** START OF Stored rows **
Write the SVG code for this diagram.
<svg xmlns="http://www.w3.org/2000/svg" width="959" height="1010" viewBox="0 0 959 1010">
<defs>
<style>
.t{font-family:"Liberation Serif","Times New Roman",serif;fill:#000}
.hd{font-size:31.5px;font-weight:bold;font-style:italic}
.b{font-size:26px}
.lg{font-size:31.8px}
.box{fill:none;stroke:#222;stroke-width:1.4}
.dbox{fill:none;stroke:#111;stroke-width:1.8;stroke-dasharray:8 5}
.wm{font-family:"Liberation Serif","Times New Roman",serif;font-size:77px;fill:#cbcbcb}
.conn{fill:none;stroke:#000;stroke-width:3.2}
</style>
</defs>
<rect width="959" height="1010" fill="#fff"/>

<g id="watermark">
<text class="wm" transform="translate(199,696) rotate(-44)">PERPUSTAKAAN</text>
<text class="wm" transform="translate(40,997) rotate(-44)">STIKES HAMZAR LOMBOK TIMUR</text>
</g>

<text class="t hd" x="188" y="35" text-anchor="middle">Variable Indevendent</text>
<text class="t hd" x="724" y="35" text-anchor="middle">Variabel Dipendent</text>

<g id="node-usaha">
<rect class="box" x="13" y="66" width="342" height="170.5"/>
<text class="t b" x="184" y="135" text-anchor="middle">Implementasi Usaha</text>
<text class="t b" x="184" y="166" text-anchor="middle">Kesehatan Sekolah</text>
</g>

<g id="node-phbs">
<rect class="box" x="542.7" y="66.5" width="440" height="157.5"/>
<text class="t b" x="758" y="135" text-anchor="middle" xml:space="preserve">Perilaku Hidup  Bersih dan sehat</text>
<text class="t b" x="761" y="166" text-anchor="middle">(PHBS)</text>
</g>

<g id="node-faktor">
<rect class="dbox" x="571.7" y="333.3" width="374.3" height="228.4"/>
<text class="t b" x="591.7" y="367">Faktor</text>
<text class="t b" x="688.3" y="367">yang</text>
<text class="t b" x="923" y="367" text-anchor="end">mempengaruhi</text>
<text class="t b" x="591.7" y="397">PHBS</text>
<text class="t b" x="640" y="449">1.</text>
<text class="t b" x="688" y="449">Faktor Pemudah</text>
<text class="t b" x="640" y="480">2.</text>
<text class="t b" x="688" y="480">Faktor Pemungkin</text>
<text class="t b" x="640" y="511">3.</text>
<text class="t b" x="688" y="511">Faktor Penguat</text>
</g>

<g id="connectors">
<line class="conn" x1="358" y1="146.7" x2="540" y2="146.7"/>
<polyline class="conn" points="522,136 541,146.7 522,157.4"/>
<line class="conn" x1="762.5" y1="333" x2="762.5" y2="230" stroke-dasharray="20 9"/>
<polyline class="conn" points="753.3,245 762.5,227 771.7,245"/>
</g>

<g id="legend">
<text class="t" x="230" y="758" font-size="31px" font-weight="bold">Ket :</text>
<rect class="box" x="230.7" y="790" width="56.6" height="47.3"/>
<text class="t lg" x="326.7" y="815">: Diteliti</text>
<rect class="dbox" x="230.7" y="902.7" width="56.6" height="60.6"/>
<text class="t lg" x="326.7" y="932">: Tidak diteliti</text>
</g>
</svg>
** END OF Stored rows **
** START OF Stored rows **
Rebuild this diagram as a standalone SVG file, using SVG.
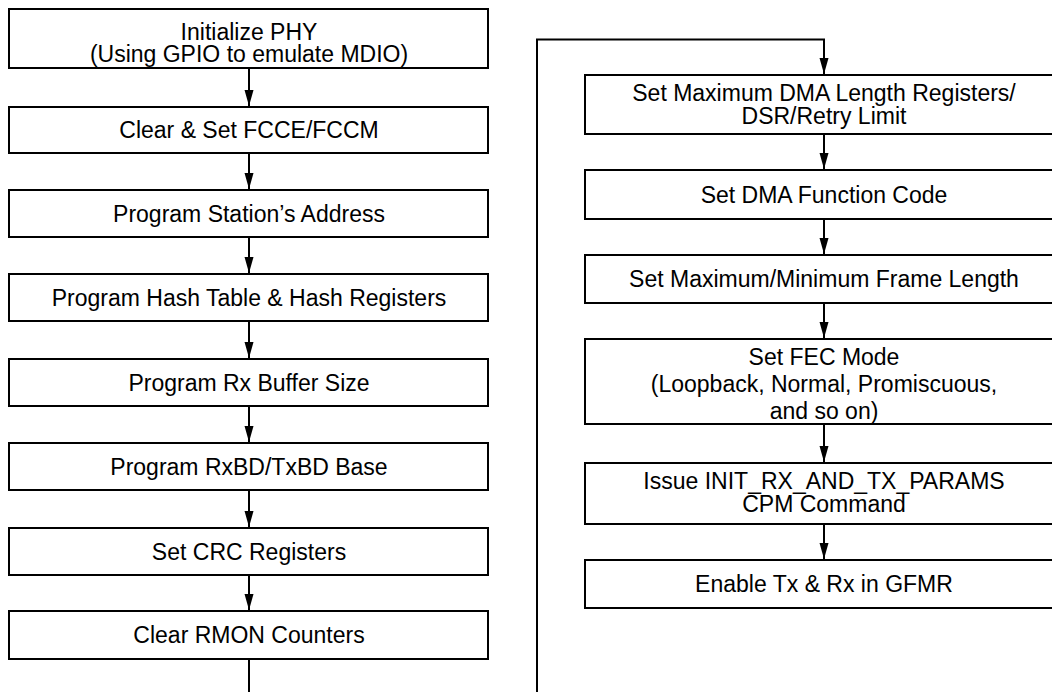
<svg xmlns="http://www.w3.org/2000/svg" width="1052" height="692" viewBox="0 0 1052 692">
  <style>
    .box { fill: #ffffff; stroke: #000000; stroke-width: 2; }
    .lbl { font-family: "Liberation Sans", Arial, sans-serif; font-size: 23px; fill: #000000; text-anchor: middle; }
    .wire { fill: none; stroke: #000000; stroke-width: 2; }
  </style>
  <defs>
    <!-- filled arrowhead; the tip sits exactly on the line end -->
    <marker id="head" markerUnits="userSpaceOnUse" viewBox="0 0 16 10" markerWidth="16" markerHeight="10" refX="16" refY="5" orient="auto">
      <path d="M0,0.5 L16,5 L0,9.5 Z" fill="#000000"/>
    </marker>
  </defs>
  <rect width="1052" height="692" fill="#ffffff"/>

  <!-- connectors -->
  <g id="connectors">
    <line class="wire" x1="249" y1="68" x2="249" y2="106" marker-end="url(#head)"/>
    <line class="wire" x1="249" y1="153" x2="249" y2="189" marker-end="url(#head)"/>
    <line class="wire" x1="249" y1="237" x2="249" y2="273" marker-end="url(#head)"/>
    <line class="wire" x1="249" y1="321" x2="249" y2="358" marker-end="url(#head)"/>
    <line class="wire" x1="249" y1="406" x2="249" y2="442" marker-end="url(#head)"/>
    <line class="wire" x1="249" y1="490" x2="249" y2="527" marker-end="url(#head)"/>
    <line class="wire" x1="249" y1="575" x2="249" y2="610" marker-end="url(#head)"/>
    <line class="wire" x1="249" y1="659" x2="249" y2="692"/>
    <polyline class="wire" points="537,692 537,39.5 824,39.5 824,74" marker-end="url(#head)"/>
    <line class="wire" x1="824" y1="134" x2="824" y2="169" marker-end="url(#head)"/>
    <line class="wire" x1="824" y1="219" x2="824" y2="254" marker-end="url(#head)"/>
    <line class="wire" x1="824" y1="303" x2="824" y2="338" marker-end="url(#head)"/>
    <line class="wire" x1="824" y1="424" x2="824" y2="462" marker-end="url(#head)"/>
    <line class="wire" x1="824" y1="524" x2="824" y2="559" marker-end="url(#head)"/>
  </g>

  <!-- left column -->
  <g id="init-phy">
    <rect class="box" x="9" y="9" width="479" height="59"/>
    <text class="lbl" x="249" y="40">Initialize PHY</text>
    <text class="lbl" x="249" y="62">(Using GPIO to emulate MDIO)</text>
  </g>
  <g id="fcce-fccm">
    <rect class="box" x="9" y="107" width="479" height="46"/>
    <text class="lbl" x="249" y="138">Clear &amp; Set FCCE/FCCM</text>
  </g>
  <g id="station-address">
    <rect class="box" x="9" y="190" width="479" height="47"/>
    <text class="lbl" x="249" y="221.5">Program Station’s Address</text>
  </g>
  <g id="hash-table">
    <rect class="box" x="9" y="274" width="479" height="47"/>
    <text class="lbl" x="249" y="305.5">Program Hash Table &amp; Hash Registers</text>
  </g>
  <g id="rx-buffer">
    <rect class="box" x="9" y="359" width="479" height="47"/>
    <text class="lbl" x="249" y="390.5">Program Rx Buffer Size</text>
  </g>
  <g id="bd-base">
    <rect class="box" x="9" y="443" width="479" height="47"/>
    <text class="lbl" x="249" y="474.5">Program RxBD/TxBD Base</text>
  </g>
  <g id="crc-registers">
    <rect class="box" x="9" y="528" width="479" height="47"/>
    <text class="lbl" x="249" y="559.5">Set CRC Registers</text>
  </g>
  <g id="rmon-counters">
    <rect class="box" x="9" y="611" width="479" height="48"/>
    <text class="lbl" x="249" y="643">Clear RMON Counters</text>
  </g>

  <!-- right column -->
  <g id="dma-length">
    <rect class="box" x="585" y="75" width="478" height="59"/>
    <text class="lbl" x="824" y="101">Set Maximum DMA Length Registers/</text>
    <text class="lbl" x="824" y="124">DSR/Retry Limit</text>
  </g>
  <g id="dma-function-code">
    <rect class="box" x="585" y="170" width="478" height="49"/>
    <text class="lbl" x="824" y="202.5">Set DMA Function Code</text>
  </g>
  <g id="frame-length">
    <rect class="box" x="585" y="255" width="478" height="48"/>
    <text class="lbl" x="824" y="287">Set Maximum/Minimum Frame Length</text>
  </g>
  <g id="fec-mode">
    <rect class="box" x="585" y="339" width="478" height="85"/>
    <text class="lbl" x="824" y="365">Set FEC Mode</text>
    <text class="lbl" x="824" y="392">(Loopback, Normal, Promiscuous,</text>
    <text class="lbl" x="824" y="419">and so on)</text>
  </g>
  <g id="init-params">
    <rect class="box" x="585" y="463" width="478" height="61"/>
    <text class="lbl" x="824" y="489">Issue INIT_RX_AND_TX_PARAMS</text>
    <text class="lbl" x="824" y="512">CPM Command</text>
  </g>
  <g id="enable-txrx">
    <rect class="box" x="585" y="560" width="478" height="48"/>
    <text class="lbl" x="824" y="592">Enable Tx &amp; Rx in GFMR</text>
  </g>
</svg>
** END OF Stored rows **
● **Given task**: Go through the listing above and return every line where the word "this" occurs.

● **Full output**:
Write the SVG code for this diagram.
Rebuild this diagram as a standalone SVG file, using SVG.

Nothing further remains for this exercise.